As a teacher in the Perry grade school, she was in her element. She worked with young minds, coaxing them to question everything and prove as much of it as possible. She had the whole community working on a project to collect one million pull tabs from soft drink cans just to show her youngsters "what a million of something looks like." She taught good citizenship and delved into the American economic system. At least one former student paid his way through college with the profits from an investment program outlined by Nevilyn. She challenged the young people in her classroom to dare to do things they might never have dreamed about, and she told them if they persevered they would prevail.

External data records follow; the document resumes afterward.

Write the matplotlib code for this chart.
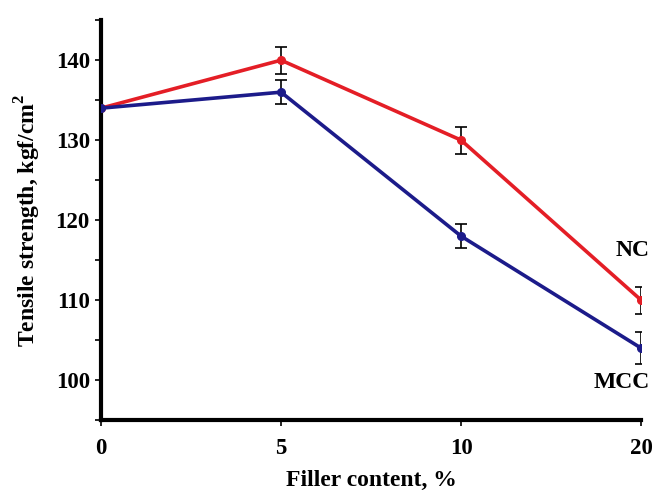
import matplotlib
matplotlib.use("Agg")
import matplotlib.pyplot as plt
import numpy as np

filler = ["0", "5", "10", "20"]
nc = [134, 140, 130, 110]
nc_err = [0, 1.7, 1.7, 1.7]
mcc = [134, 136, 118, 104]
mcc_err = [0, 1.5, 1.5, 2.0]

plt.rcParams['font.family'] = ['Liberation Serif', 'DejaVu Serif']
plt.rcParams['font.weight'] = 'bold'
plt.rcParams['mathtext.fontset'] = 'custom'
plt.rcParams['mathtext.bf'] = 'Liberation Serif:bold'
plt.rcParams['mathtext.rm'] = 'Liberation Serif:bold'

fig = plt.figure(figsize=(6.54, 4.92), dpi=100)
ax = fig.add_axes([0.1544, 0.146, 0.826, 0.813])
x = np.arange(len(filler))

ax.errorbar(x, nc, yerr=nc_err, color='#e41e26', lw=2.6, marker='o', ms=5.5,
            ecolor='black', elinewidth=1.2, capsize=4, capthick=1.2, zorder=3)
ax.errorbar(x, mcc, yerr=mcc_err, color='#1c1b8a', lw=2.6, marker='o', ms=5.5,
            ecolor='black', elinewidth=1.2, capsize=4, capthick=1.2, zorder=4)

ax.set_xlim(0, 3)
ax.set_ylim(95, 145)
ax.set_xticks(x)
ax.set_xticklabels(filler)
ax.set_yticks([100, 110, 120, 130, 140])
ax.set_yticks([95, 105, 115, 125, 135, 145], minor=True)

for s in ['top', 'right']:
    ax.spines[s].set_visible(False)
for s in ['left', 'bottom']:
    ax.spines[s].set_linewidth(3)
ax.tick_params(axis='both', which='major', length=4, width=1.2, labelsize=16.5, pad=4)
ax.tick_params(axis='y', which='minor', length=4, width=1.2)
ax.tick_params(axis='x', which='major', pad=9)
for lab in ax.get_xticklabels() + ax.get_yticklabels():
    lab.set_fontweight('bold')

ax.set_xlabel("Filler content, %", fontsize=17, fontweight='bold', labelpad=8)
ax.set_ylabel("Tensile strength, kgf/cm$^\\mathbf{2}$", fontsize=17, fontweight='bold', labelpad=9)

ax.annotate("NC", xy=(3, nc[3]), xytext=(6, 36), textcoords='offset points',
            ha='right', va='center', fontsize=17, fontweight='bold', annotation_clip=False)
ax.annotate("MCC", xy=(3, mcc[3]), xytext=(6, -25), textcoords='offset points',
            ha='right', va='center', fontsize=17, fontweight='bold', annotation_clip=False)

fig.savefig("out.png", dpi=100)
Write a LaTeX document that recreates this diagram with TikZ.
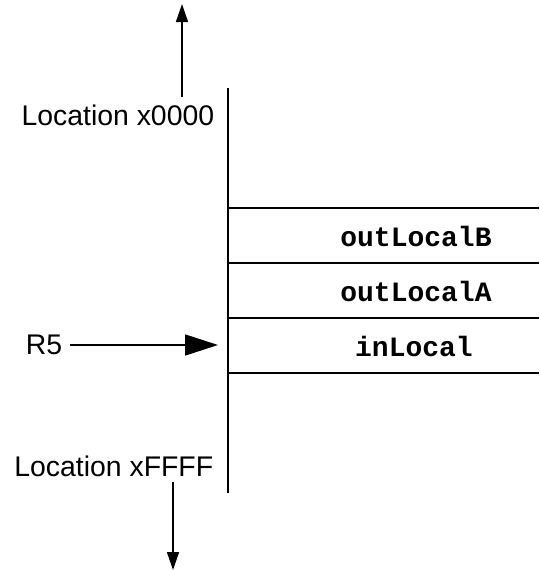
\documentclass[tikz,border=0pt]{standalone}
\usepackage{fontspec}
\setmainfont{Liberation Sans}
\setmonofont{Liberation Mono}
\usetikzlibrary{arrows.meta}
\tikzstyle{every node}=[inner sep=0pt, font=\fontsize{28.4}{32}\selectfont]
\tikzstyle{slot}=[font=\fontsize{28}{32}\selectfont\ttfamily\bfseries]
\tikzstyle{bigtip}=[-{Triangle[length=33pt, width=21pt]}]
\tikzstyle{smalltip}=[-{Triangle[length=18pt, width=12pt]}]

\begin{document}
\begin{tikzpicture}[x=1pt, y=-1pt, line width=1.6pt]
    \useasboundingbox (0,0) rectangle (539,570);
% Stack
    \draw (228,88) -- (228,493);
    \draw (228,208) -- (539,208);
    \draw (228,263) -- (539,263);
    \draw (228,318) -- (539,318);
    \draw (228,373) -- (539,373);
% Slots
    \node[slot] (outB) at (416,236) {outLocalB};
    \node[slot] (outA) at (416,291) {outLocalA};
    \node[slot] (inL) at (414,346) {inLocal};
% Labels
    \node[anchor=east] (loTop) at (215,115) {Location x0000};
    \node[anchor=east] (loBot) at (214,466) {Location xFFFF};
    \node[anchor=east] (rfive) at (63,345) {R5};
% Arrows
    \coordinate (upStart) at (182,97);
    \coordinate (upEnd) at (182,4);
    \coordinate (downStart) at (173,482);
    \coordinate (downEnd) at (173,570);
    \coordinate (frame) at (218,345);
    \draw[smalltip] (upStart) -- (upEnd);
    \draw[smalltip] (downStart) -- (downEnd);
    \draw[bigtip] ([xshift=7pt]rfive.east) -- (frame);
\end{tikzpicture}
\end{document}
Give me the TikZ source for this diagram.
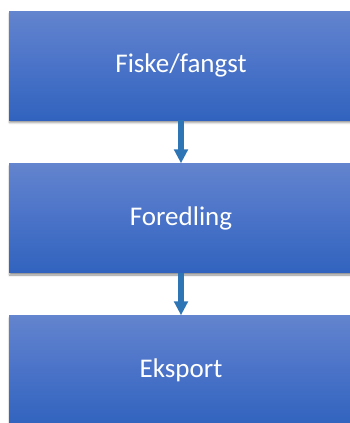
\documentclass[tikz,border=0pt]{standalone}
\usepackage{fontspec}
\setmainfont{Carlito}
\usetikzlibrary{arrows.meta,shadows.blur}
\definecolor{boxtop}{HTML}{6384CE}
\definecolor{boxmid}{HTML}{4A73C8}
\definecolor{boxbot}{HTML}{3163BE}
\definecolor{arrowblue}{HTML}{2E75B6}
\tikzset{
  stagebox/.style={rectangle, minimum width=344pt, minimum height=109pt,
    inner sep=0pt, top color=boxtop, bottom color=boxbot, middle color=boxmid,
    text=white, font=\fontsize{27}{32}\selectfont,
    blur shadow={shadow xshift=0.5pt, shadow yshift=-2.5pt, shadow blur radius=2pt, shadow opacity=45}},
  flowarrow/.style={draw=arrowblue, line width=5.5pt,
    -{Triangle[width=13.5pt,length=14pt]}, shorten >=0pt}
}
\begin{document}
\begin{tikzpicture}[x=1pt,y=-1pt]
  \useasboundingbox (0,0) rectangle (350,423);
  \clip (0,0) rectangle (350,423);
  \node[stagebox] (fiske) at (181,65.5) {Fiske/fangst};
  \node[stagebox] (foredling) at (181,218) {Foredling};
  \node[stagebox] (eksport) at (181,370) {Eksport};
  \draw[flowarrow] (fiske.south) -- (foredling.north);
  \draw[flowarrow] (foredling.south) -- (eksport.north);
\end{tikzpicture}
\end{document}
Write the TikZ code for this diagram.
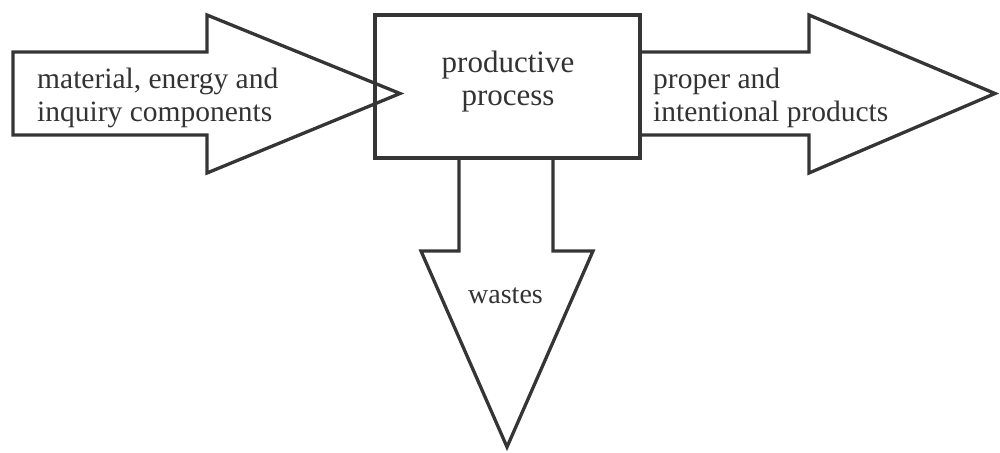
\documentclass[tikz,border=0pt]{standalone}
\usepackage{fontspec}
\setmainfont{Liberation Serif}
\begin{document}
\begin{tikzpicture}[x=1pt,y=-1pt,
  shapeline/.style={draw=linegray, line width=3.3pt, line join=miter},
  lbl/.style={inner sep=0pt, text=textgray, align=left, font=\fontsize{29.5}{33}\selectfont},
  boxlbl/.style={inner sep=0pt, text=textgray, align=center, font=\fontsize{31}{33}\selectfont}]
\definecolor{linegray}{HTML}{353535}
\definecolor{textgray}{HTML}{333333}
\useasboundingbox (0,0) rectangle (1000,452);
% input arrow
\draw[shapeline] (13,52) -- (207,52) -- (207,15) -- (400,93.5) -- (207,173) -- (207,135) -- (13,135) -- cycle;
% process box
\node[shapeline, minimum width=265pt, minimum height=143pt, inner sep=0pt] (box) at (507.5,86.5) {};
\node[boxlbl, anchor=base] (proc) at (508,105) {productive\\process};
% output arrow
\coordinate (oa) at (box.east |- 0,52);
\coordinate (ob) at (box.east |- 0,135);
\draw[shapeline] (oa) -- (809,52) -- (809,15) -- (995,93.5) -- (809,173) -- (809,135) -- (ob);
% waste arrow
\coordinate (wa) at (459,0 |- box.south);
\coordinate (wb) at (553,0 |- box.south);
\draw[shapeline] (wa) -- (459,251) -- (421,251) -- (507,447) -- (593,251) -- (553,251) -- (wb);
% labels
\node[lbl, anchor=base west] (inp) at (37,121.7) {material, energy and\\inquiry components};
\node[lbl, anchor=base west] (out) at (653,121.7) {proper and\\intentional products};
\node[lbl, anchor=base, font=\fontsize{28}{33}\selectfont] (waste) at (505.5,303) {wastes};
\end{tikzpicture}
\end{document}
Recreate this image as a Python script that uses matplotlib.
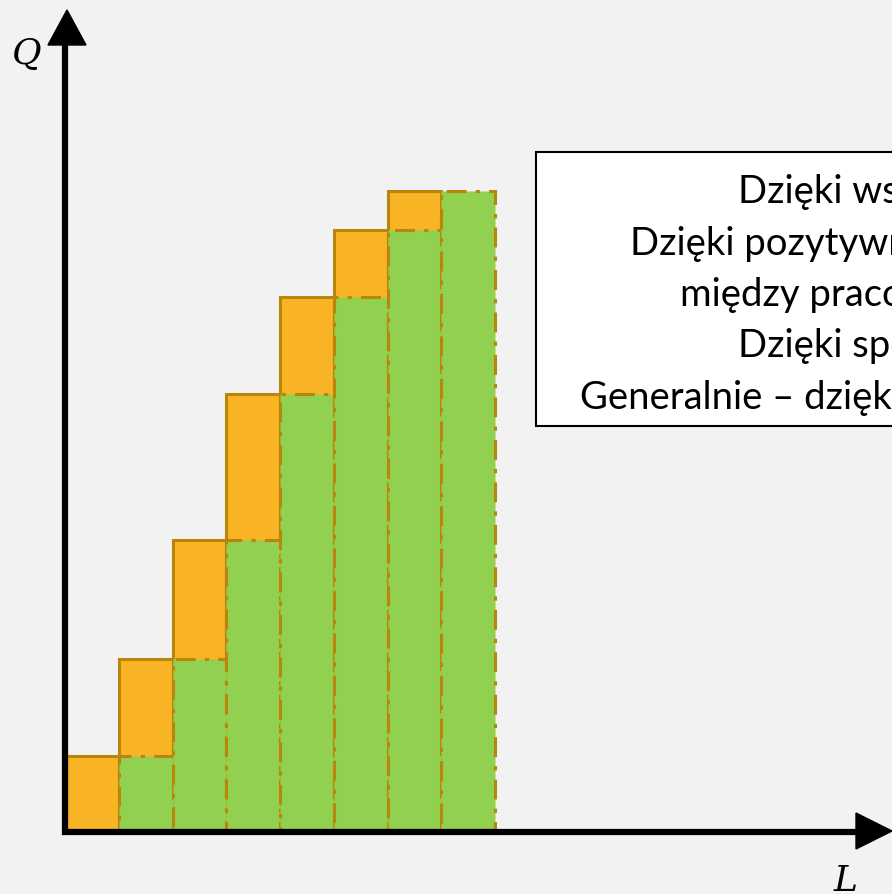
import matplotlib.pyplot as plt
import matplotlib.patches as patches

# output per worker step (orange = actual column, green = previous column shifted)
labels_x = list(range(8))
orange_q = [74, 171, 290, 436, 533, 600, 639]
green_q = [74, 171, 290, 436, 533, 600, 639]

text_lines = [
    "Dzięki wspólnej pracy",
    "Dzięki pozytywnym interakcjom",
    "między pracownikami",
    "Dzięki specjalizacji",
    "Generalnie – dzięki współpracy",
]
text_x = [738, 630, 680, 738, 580]
text_base = [203, 255, 306, 357, 409]

W, H = 892, 895
bg = "#F2F2F2"
orange = "#F8B424"
edge = "#B8860B"
green = "#92D050"

fig = plt.figure(figsize=(W / 100, H / 100), dpi=100, facecolor=bg)
ax = fig.add_axes([0, 0, 1, 1])
ax.set_facecolor(bg)
ax.axis("off")

# 1 unit on x = one column (53.75 px), origin at px 65; y in px above baseline
x0px, colw, base = 65, 53.75, 831
ax.set_xlim(-x0px / colw, (W - x0px) / colw)
ax.set_ylim(-(H - base), base)

ax.bar([i for i in labels_x[:7]], orange_q, width=1, align="edge",
       color=orange, edgecolor=edge, linewidth=2.2, zorder=2)
ax.bar([i + 1 for i in labels_x[:7]], green_q, width=1, align="edge",
       color=green, edgecolor=edge, linewidth=2.2,
       linestyle=(0, (6.5, 3, 1.4, 3)), zorder=3)


def fx(px):
    return px / W


def fy(py):
    return 1 - py / H


# axes with arrows
fig.add_artist(plt.Line2D([fx(65), fx(65)], [fy(836), fy(40)], color="black",
                          lw=4.5, transform=fig.transFigure, solid_capstyle="butt"))
fig.add_artist(patches.Polygon([(fx(48), fy(46)), (fx(86), fy(46)), (fx(67), fy(11))],
                               closed=True, color="black", transform=fig.transFigure))
fig.add_artist(plt.Line2D([fx(62), fx(860)], [fy(833), fy(833)], color="black",
                          lw=4.5, transform=fig.transFigure, solid_capstyle="butt"))
fig.add_artist(patches.Polygon([(fx(856), fy(814)), (fx(856), fy(850)), (fx(892), fy(832))],
                               closed=True, color="black", transform=fig.transFigure))

fig.text(fx(12), fy(64), "Q", fontsize=26, family="DejaVu Serif", style="italic")
fig.text(fx(834), fy(891), "L", fontsize=26, family="DejaVu Serif", style="italic")

# text box (cut by right edge, as in the source slide)
fig.add_artist(patches.Rectangle((fx(536), fy(427)), 0.6, (427 - 153) / H,
                                 facecolor="white", edgecolor="black", lw=1.5,
                                 transform=fig.transFigure, zorder=4))
for t, x, y in zip(text_lines, text_x, text_base):
    fig.text(fx(x), fy(y), t, fontsize=27.5, family="Lato", ha="left",
             va="baseline", zorder=5)

fig.savefig("out.png", dpi=100, facecolor=bg)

Her life was like that. When her cancer was diagnosed, Nevilyn smiled her sweet smile and announced that she could win that battle. She gave it a good shot, and with this whole community pulling for her, praying for her, hoping with her, it looked like she was going to win. When the grim prognosis was learned a few days ago, Nevilyn chose to maintain a normal life as much as possible after bidding farewell to the youngsters in her classroom at the middle school. She was in church last Sunday, though obviously in discomfort.

The church played a most significant part in her life. She was faithful in attendance, in expressing her spirituality, in creating and directing the curriculum for a vacation Bible school at her beloved Presbyterian church, and in serving as an excellent role model for adults as well as young people. She believed in physical fitness as well and worked out as long as her body allowed.

Many urgent and special prayers have been offered on her behalf, and for husband Craig and their two young sons, Solomon and Alonzo. Those who knew her, which is to say just about everyone in this close little community, are shedding tears this week as we grieve at her passing. It is hard to understand how this can be for the best, but it is not meant that we should understand at this point.

It is perhaps enough to remember that for Nevilyn, death meant an abrupt halt to pain and suffering, mental anguish and stress for her and for her family. She is a beautiful young lady we will remember for a very long time in this community. Her loss creates a void in so many ways, but her character and spirit will live on as a memorial to the life of this one whose time among us was dreadfully brief. Goodbye, Nevilyn.